──────── Information provided ────────
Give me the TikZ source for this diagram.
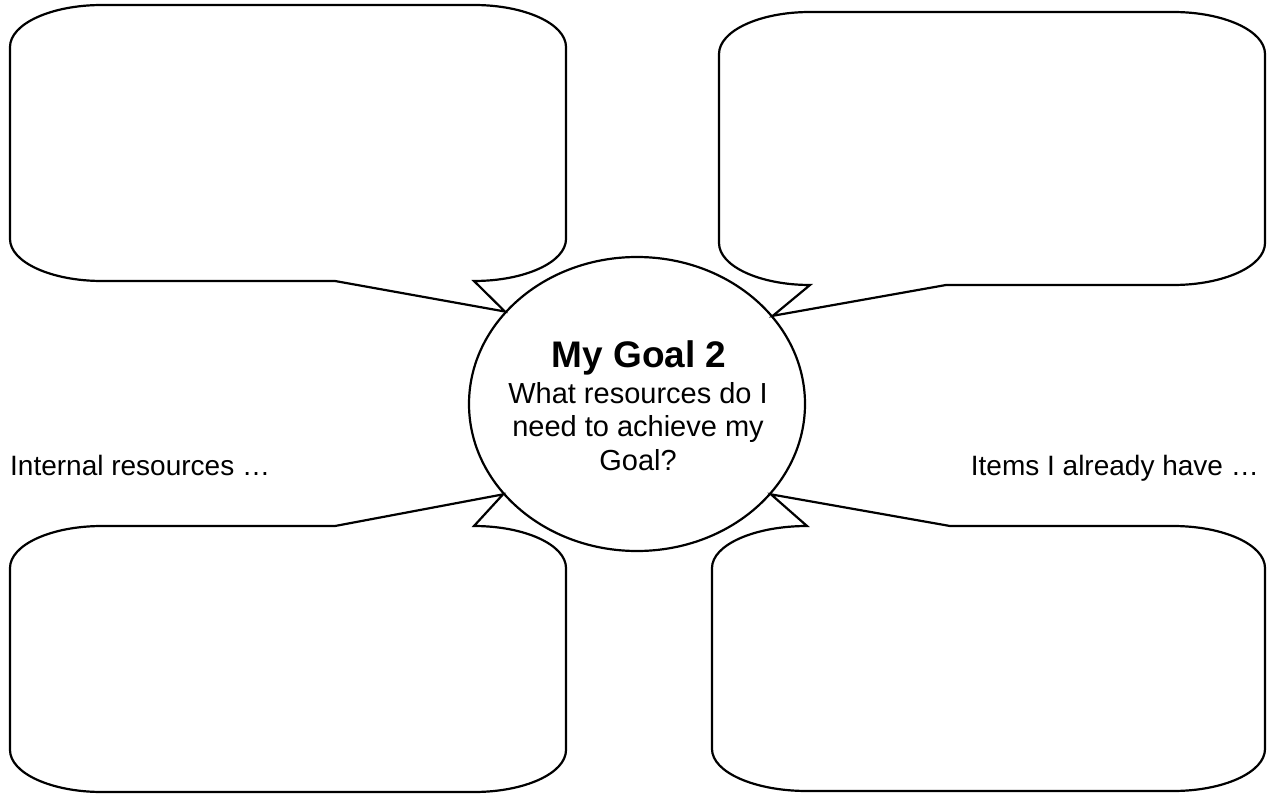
\documentclass[tikz,border=0pt]{standalone}
\usepackage{fontspec}
\setmainfont{Liberation Sans}
\usetikzlibrary{shapes.geometric}
\tikzset{
  outline/.style={draw=black, line width=2.2pt, line join=miter},
  bodytext/.style={font=\fontsize{29}{33.5}\selectfont, inner sep=0pt},
  sidetext/.style={font=\fontsize{28}{33}\selectfont, inner sep=0pt},
  titletext/.style={font=\fontsize{37}{40}\selectfont\bfseries, inner sep=0pt},
}
\def\k{0.448}
\begin{document}
\begin{tikzpicture}[x=1pt,y=-1pt]
\useasboundingbox (0,0) rectangle (1273,794);
\fill[white] (0,0) rectangle (1273,794);

% central ellipse
\node[ellipse, outline, fill=white, minimum width=336, minimum height=294, inner sep=0pt] (goal) at (637,404) {};

% tail tips on the ellipse
\coordinate (tTL) at (goal.145.7);
\coordinate (tTR) at (goal.33.5);
\coordinate (tBL) at (goal.214.6);
\coordinate (tBR) at (goal.326.5);

% top-left callout: x 10..566, y 5..281
\draw[outline]
  (10,47) .. controls (10,{47-42*(1-\k)}) and ({102-92*(1-\k)},5) .. (102,5)
  -- (474,5) .. controls ({474+92*(1-\k)},5) and (566,{47-42*(1-\k)}) .. (566,47)
  -- (566,239) .. controls (566,{239+42*(1-\k)}) and ({474+92*(1-\k)},281) .. (474,281)
  -- (tTL) -- (335,281)
  -- (102,281) .. controls ({102-92*(1-\k)},281) and (10,{239+42*(1-\k)}) .. (10,239)
  -- cycle;

% top-right callout: x 719..1265, y 12..285
\draw[outline]
  (719,54) .. controls (719,{54-42*(1-\k)}) and ({810-91*(1-\k)},12) .. (810,12)
  -- (1173,12) .. controls ({1173+92*(1-\k)},12) and (1265,{54-42*(1-\k)}) .. (1265,54)
  -- (1265,243) .. controls (1265,{243+42*(1-\k)}) and ({1173+92*(1-\k)},285) .. (1173,285)
  -- (946,285) -- (tTR) -- (810,285)
  .. controls ({810-91*(1-\k)},285) and (719,{243+42*(1-\k)}) .. (719,243)
  -- cycle;

% bottom-left callout: x 10..566, y 526..792
\draw[outline]
  (10,568) .. controls (10,{568-42*(1-\k)}) and ({102-92*(1-\k)},526) .. (102,526)
  -- (335,526) -- (tBL) -- (474,526)
  .. controls ({474+92*(1-\k)},526) and (566,{568-42*(1-\k)}) .. (566,568)
  -- (566,750) .. controls (566,{750+42*(1-\k)}) and ({474+92*(1-\k)},792) .. (474,792)
  -- (102,792) .. controls ({102-92*(1-\k)},792) and (10,{750+42*(1-\k)}) .. (10,750)
  -- cycle;

% bottom-right callout: x 712..1265, y 526..791
\draw[outline]
  (712,568) .. controls (712,{568-42*(1-\k)}) and ({807-95*(1-\k)},526) .. (807,526)
  -- (tBR) -- (950,526)
  -- (1173,526) .. controls ({1173+92*(1-\k)},526) and (1265,{568-42*(1-\k)}) .. (1265,568)
  -- (1265,749) .. controls (1265,{749+42*(1-\k)}) and ({1173+92*(1-\k)},791) .. (1173,791)
  -- (807,791) .. controls ({807-95*(1-\k)},791) and (712,{749+42*(1-\k)}) .. (712,749)
  -- cycle;

% texts
\node[titletext, anchor=base] (title) at (639,367) {My Goal 2};
\node[bodytext, anchor=base, align=center] (question) at (638,470)
  {What resources do I\\need to achieve my\\Goal?};
\node[sidetext, anchor=base west] (internal) at (10,475) {Internal resources …};
\node[sidetext, anchor=base east] (items) at (1259,475) {Items I already have …};
\end{tikzpicture}
\end{document}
────────
- **Goal of the exercise**
Output the data above without changes, apart from leaving out the pictures.

- **The completed task**
Give me the TikZ source for this diagram.
\documentclass[tikz,border=0pt]{standalone}
\usepackage{fontspec}
\setmainfont{Liberation Sans}
\usetikzlibrary{shapes.geometric}
\tikzset{
  outline/.style={draw=black, line width=2.2pt, line join=miter},
  bodytext/.style={font=\fontsize{29}{33.5}\selectfont, inner sep=0pt},
  sidetext/.style={font=\fontsize{28}{33}\selectfont, inner sep=0pt},
  titletext/.style={font=\fontsize{37}{40}\selectfont\bfseries, inner sep=0pt},
}
\def\k{0.448}
\begin{document}
\begin{tikzpicture}[x=1pt,y=-1pt]
\useasboundingbox (0,0) rectangle (1273,794);
\fill[white] (0,0) rectangle (1273,794);

% central ellipse
\node[ellipse, outline, fill=white, minimum width=336, minimum height=294, inner sep=0pt] (goal) at (637,404) {};

% tail tips on the ellipse
\coordinate (tTL) at (goal.145.7);
\coordinate (tTR) at (goal.33.5);
\coordinate (tBL) at (goal.214.6);
\coordinate (tBR) at (goal.326.5);

% top-left callout: x 10..566, y 5..281
\draw[outline]
  (10,47) .. controls (10,{47-42*(1-\k)}) and ({102-92*(1-\k)},5) .. (102,5)
  -- (474,5) .. controls ({474+92*(1-\k)},5) and (566,{47-42*(1-\k)}) .. (566,47)
  -- (566,239) .. controls (566,{239+42*(1-\k)}) and ({474+92*(1-\k)},281) .. (474,281)
  -- (tTL) -- (335,281)
  -- (102,281) .. controls ({102-92*(1-\k)},281) and (10,{239+42*(1-\k)}) .. (10,239)
  -- cycle;

% top-right callout: x 719..1265, y 12..285
\draw[outline]
  (719,54) .. controls (719,{54-42*(1-\k)}) and ({810-91*(1-\k)},12) .. (810,12)
  -- (1173,12) .. controls ({1173+92*(1-\k)},12) and (1265,{54-42*(1-\k)}) .. (1265,54)
  -- (1265,243) .. controls (1265,{243+42*(1-\k)}) and ({1173+92*(1-\k)},285) .. (1173,285)
  -- (946,285) -- (tTR) -- (810,285)
  .. controls ({810-91*(1-\k)},285) and (719,{243+42*(1-\k)}) .. (719,243)
  -- cycle;

% bottom-left callout: x 10..566, y 526..792
\draw[outline]
  (10,568) .. controls (10,{568-42*(1-\k)}) and ({102-92*(1-\k)},526) .. (102,526)
  -- (335,526) -- (tBL) -- (474,526)
  .. controls ({474+92*(1-\k)},526) and (566,{568-42*(1-\k)}) .. (566,568)
  -- (566,750) .. controls (566,{750+42*(1-\k)}) and ({474+92*(1-\k)},792) .. (474,792)
  -- (102,792) .. controls ({102-92*(1-\k)},792) and (10,{750+42*(1-\k)}) .. (10,750)
  -- cycle;

% bottom-right callout: x 712..1265, y 526..791
\draw[outline]
  (712,568) .. controls (712,{568-42*(1-\k)}) and ({807-95*(1-\k)},526) .. (807,526)
  -- (tBR) -- (950,526)
  -- (1173,526) .. controls ({1173+92*(1-\k)},526) and (1265,{568-42*(1-\k)}) .. (1265,568)
  -- (1265,749) .. controls (1265,{749+42*(1-\k)}) and ({1173+92*(1-\k)},791) .. (1173,791)
  -- (807,791) .. controls ({807-95*(1-\k)},791) and (712,{749+42*(1-\k)}) .. (712,749)
  -- cycle;

% texts
\node[titletext, anchor=base] (title) at (639,367) {My Goal 2};
\node[bodytext, anchor=base, align=center] (question) at (638,470)
  {What resources do I\\need to achieve my\\Goal?};
\node[sidetext, anchor=base west] (internal) at (10,475) {Internal resources …};
\node[sidetext, anchor=base east] (items) at (1259,475) {Items I already have …};
\end{tikzpicture}
\end{document}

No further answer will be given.